総事業費3兆円のうち英政府が2兆円の融資を提示、日立などの出資分には事実上、日本政府が債務保証を付けるという枠組みを作り、国家が独占資本の後ろ盾になるという形まで取ったが、さほどの利潤が見込まれなくなった。
昨年1月に日立は、計画の「凍結」を表明したものの、成長戦略の目玉に「インフラ輸出」を掲げる安倍政権を立てて「撤退」は菅政権に代わるまで宣言されずにいた。だが、英国では原発建設はとうに終焉していたのだ。北海油田の枯渇に対しては、洋上風力などの拡充で対応できていた。
三菱、東芝も撤退
すでに三菱重工は地震国・トルコの原発計画を中止せざるを得なくなり、東芝は、2年前に海外での原発事業から完全に撤退した。
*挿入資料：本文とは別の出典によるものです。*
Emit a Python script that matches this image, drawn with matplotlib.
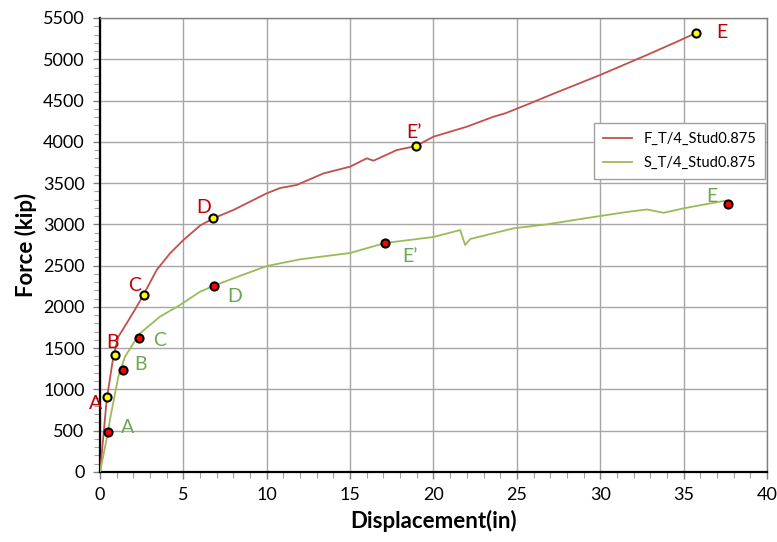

こうして安倍政権を継承した菅政権の原発輸出による「成長戦略」は完全に消滅した。
三菱や日立や東芝は、国内で原発の新設が困難になったから輸出で稼ごうと考えたのであるが、もうそんな時代ではなくなっている。
競争力を完全喪失
世界全体の自然エネルギーによる発電量が、昨年初めて原発を上回った。原発の発電コストは高く、世界のエネルギー市場で競争力をすっかり失っている。特に風力発電の成長率が高く、太陽光がこれに次ぐ。
日本の洋上風力のポテンシャル(潜在発電能力)は世界でも最も恵まれており、これで全電力をまかなうことも困難なことではない。この地震列島で原発はすべて速やかに永久停止し、純国産エネルギーである洋上風力発電の開発にこそ、政府も経団連も力を入れるべきだ。
乱開発・公害の防止を前提として、陸上の風力や太陽光や地熱なども重要だ。